November 22, 1862 (Saturday): "You must be off before Congress meets."

General Nathaniel Banks

Washington, November 22, 1862.
     MY DEAR GENERAL BANKS: Early last week you left me in high hope with your assurance that you would be off with your expedition at the end of that week or early in this. It is now the end of this, and I have just been overwhelmed and confounded with the sight of a requisition made by you which, I am assured, cannot be filled and got off within an hour short of two months. I inclose you a copy of the requisition, in some hope that it is not genuine - that you have never seen it. My dear general, this expanding and piling up of impedimenta has been so far almost our ruin, and will be our final ruin if it is not abandoned. If you had the articles of this requisition upon the wharf, with the necessary animals to make them of any use, and forage for the animals, you could not get vessels together in two weeks to carry the whole, to say nothing of your 20,000 men; and, having the vessels, you could not put the cargoes aboard in two weeks more. And, after all, where you are going you have no use for them. When you parted with me you had no such ideas in your mind. I know you had not, or you could not have excepted to be off so soon as you said. You must get back to something like the plan you had then or your expedition is a failure before you start. You must be off before Congress meets. You would be better off anywhere, and especially where you are going, for not having a thousand wagons doing nothing but hauling forage to feed the animals that draw them, and taking at east 2,000 men to care for the wagons and animals, who otherwise might be 2,000 good soldiers. Now, dear general, do not think this is an ill-natured letter; it is the every reverse.
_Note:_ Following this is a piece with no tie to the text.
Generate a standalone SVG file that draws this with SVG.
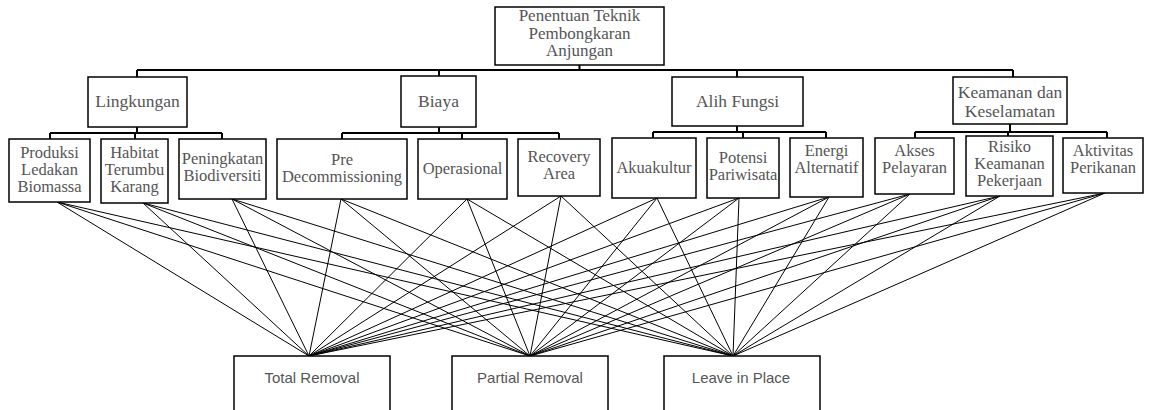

The simple publication of this requisition would ruin you.
      Very truly, your friend,

      A. LINCOLN.

Series III., Vol. 2, Part 1, Page 862.

Banks was on Long Island preparing an expedition to New Orleans to reinforce that critical city which was under Butler's Union control.  Banks had, in fact, requestioned far more horses and equipment than he could ever take by sea to New Orleans.  He would reply that he was only requisitioning what he would ultimately need and still planned to depart within the week.  Lincoln may sometimes be regarded as an activist President in military affairs, but this letter acknowledges a pertinent fact, namely that the Republican Congress was more than willing to become involved in military matters.  Lincoln wanted the expedition gone before his allies in Congress could find other uses for the troops.